A: No one wants to see us in their country. The emigration of young people is a great problem. If it continues Ukraine will be a country of only old people. … We have a lot of work to do here. Human rights are not followed here in most cases. We don’t think about poor and disabled people. Bribery is still flourishing. Corruption is everywhere. Most people pay bribes to enter a university. Professors take money from students to build houses, buy cars. You will not get good medical care if you don’t give anything to a doctor. If you want to start a business here you will have to bribe a lot of officials. I don’t want you to think that everybody takes bribes. But the thing is, those who do are not afraid of being caught.
Q: Are there more tourists in Ukraine since visa restrictions have been relaxed?

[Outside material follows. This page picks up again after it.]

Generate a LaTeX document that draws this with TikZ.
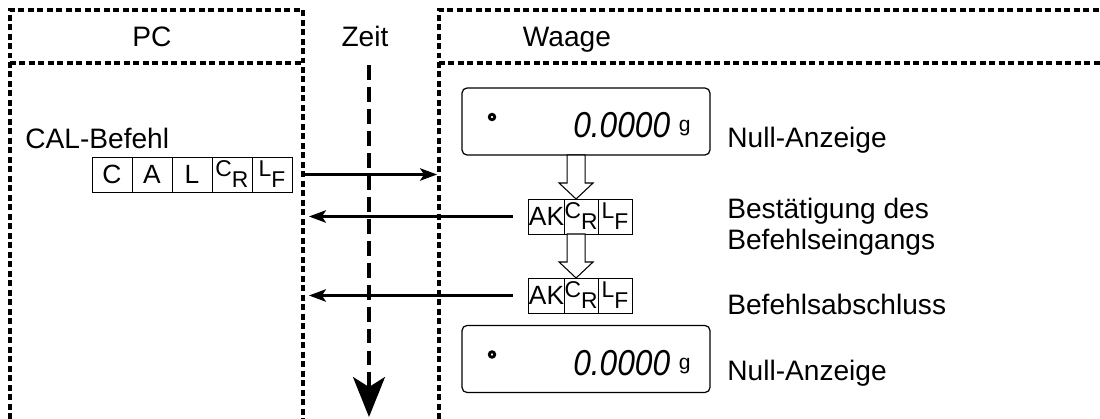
\documentclass[tikz,border=0pt]{standalone}
\usepackage{fontspec}
\setmainfont{Liberation Sans}
\usetikzlibrary{positioning,arrows.meta}

\newcommand{\ctlCR}{{\fontsize{13}{13}\selectfont\raisebox{0.11cm}{C}\raisebox{-0.11cm}{R}}}
\newcommand{\ctlLF}{{\fontsize{13}{13}\selectfont\raisebox{0.11cm}{L}\raisebox{-0.11cm}{F}}}

\tikzset{
  frame/.style={line width=1.9pt, dash pattern=on 3.4pt off 2pt},
  timeline/.style={line width=1.8pt, dash pattern=on 8.5pt off 4pt,
    -{Stealth[length=0.8cm, width=0.64cm, inset=0.2cm]}},
  msg/.style={line width=1.3pt, -{Stealth[length=0.34cm, width=0.25cm, inset=0.08cm]}},
  lbl/.style={font=\fontsize{16}{17.6}\selectfont, inner sep=0pt},
  cell/.style={draw, line width=0.5pt, minimum width=0.8cm, minimum height=0.7cm,
    inner sep=0pt, outer sep=0pt, font=\fontsize{15}{15}\selectfont},
  akcell/.style={cell, minimum width=0.68cm},
  display/.style={draw, line width=0.7pt, rounded corners=0.1cm,
    minimum width=4.96cm, minimum height=1.34cm},
  hollow/.style={draw, line width=0.6pt, fill=white},
}

\begin{document}
\begin{tikzpicture}[x=0.02cm, y=-0.02cm]
  \useasboundingbox (0,0) rectangle (1100,419);

  % Frames
  \draw[frame] (10,419) -- (10,10) -- (303,10) -- (303,419);
  \draw[frame] (10,63) -- (303,63);
  \draw[frame] (439,419) -- (439,10) -- (1100,10);
  \draw[frame] (439,63) -- (1100,63);

  % Nodes
  \node[lbl, anchor=base] (pc) at (152,47) {PC};
  \node[lbl, anchor=base] (zeit) at (365,47) {Zeit};
  \node[lbl, anchor=base] (waage) at (567,47) {Waage};

  \node[lbl, anchor=base west] (calcmd) at (25,148) {CAL-Befehl};
  \node[cell] (cal1) at (112,174.5) {C};
  \node[cell, right=0pt of cal1] (cal2) {A};
  \node[cell, right=0pt of cal2] (cal3) {L};
  \node[cell, right=0pt of cal3] (cal4) {\ctlCR};
  \node[cell, right=0pt of cal4] (cal5) {\ctlLF};

  \node[display] (disp1) at (586,121.5) {};
  \node[display] (disp2) at (586,359) {};
  \foreach \d in {1,2} {
    \draw[line width=1.6pt] ([xshift=-1.88cm, yshift=0.09cm]disp\d.center) circle (0.055cm);
    \node[anchor=base east, inner sep=0pt, font=\fontsize{20.5}{20.5}\selectfont\itshape]
      (num\d) at ([xshift=-0.8cm, yshift=-0.33cm]disp\d.east) {\scalebox{0.88}[1]{0.0000}};
    \node[anchor=base west, inner sep=0pt, font=\fontsize{12}{12}\selectfont]
      (unit\d) at ([xshift=0.16cm, yshift=0.12cm]num\d.base east) {g};
  }

  \node[akcell] (ak1a) at (546.5,216.5) {AK};
  \node[akcell, right=0pt of ak1a] (ak1b) {\ctlCR};
  \node[akcell, right=0pt of ak1b] (ak1c) {\ctlLF};
  \node[akcell] (ak2a) at (546.5,295.5) {AK};
  \node[akcell, right=0pt of ak2a] (ak2b) {\ctlCR};
  \node[akcell, right=0pt of ak2b] (ak2c) {\ctlLF};

  \node[lbl, anchor=base west] (null1) at (727,147) {Null-Anzeige};
  \node[lbl, anchor=base west, align=left] (ack) at (727,249) {Bestätigung des\\Befehlseingangs};
  \node[lbl, anchor=base west] (done) at (727,314) {Befehlsabschluss};
  \node[lbl, anchor=base west] (null2) at (727,380) {Null-Anzeige};

  \coordinate (pcR) at (309,175);
  \coordinate (wgL) at (437,175);
  \coordinate (tStart) at (369,65);
  \coordinate (tEnd) at (369,417);

  % Edges
  \draw[timeline] (tStart) -- (tEnd);
  \draw[msg, shorten <=0.26cm] (cal5.east) -- (cal5.east -| wgL);
  \draw[msg, shorten <=0.32cm] (ak1a.west) -- (ak1a.west -| pcR);
  \draw[msg, shorten <=0.32cm] (ak2a.west) -- (ak2a.west -| pcR);
  \foreach \t in {ak1b, ak2b}
    \draw[hollow] ([xshift=-0.1cm]\t.north) -- ++(-17,-16) -- ++(8,0) -- ++(0,-28)
      -- ++(18,0) -- ++(0,28) -- ++(8,0) -- cycle;
\end{tikzpicture}
\end{document}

A: There are many more, at least here in western Ukraine. I’m really glad about this. Ukrainians get to find out more about other cultures and get to share our unique traditions and customs. … Uzhgorod is not a big city and sometimes it’s a problem even for me to walk down the street because of my long hair and bright clothes. But I’m not alone anymore. Young people here are as cool as anywhere in the world. The nature is very beautiful here, though our people don’t seem to care about what they have. Every day I see people throwing garbage everywhere. Well, every country has problems. If you come here, you’ll never regret it.
Q: Do young Ukrainians have much hope for the future?
A: Most of the young people say there is no future at all. They can’t get good education, can’t find good jobs. Sometimes I think the same. I must say that we’ve got several lost generations. Young people still drink and smoke too much. There is little reason to be smart, talented or healthy. … Most people are afraid of doing something.
Though I would love to go to the U.S., I don’t think I will ever do that. I’ve got a dream, and I want to make it come true here.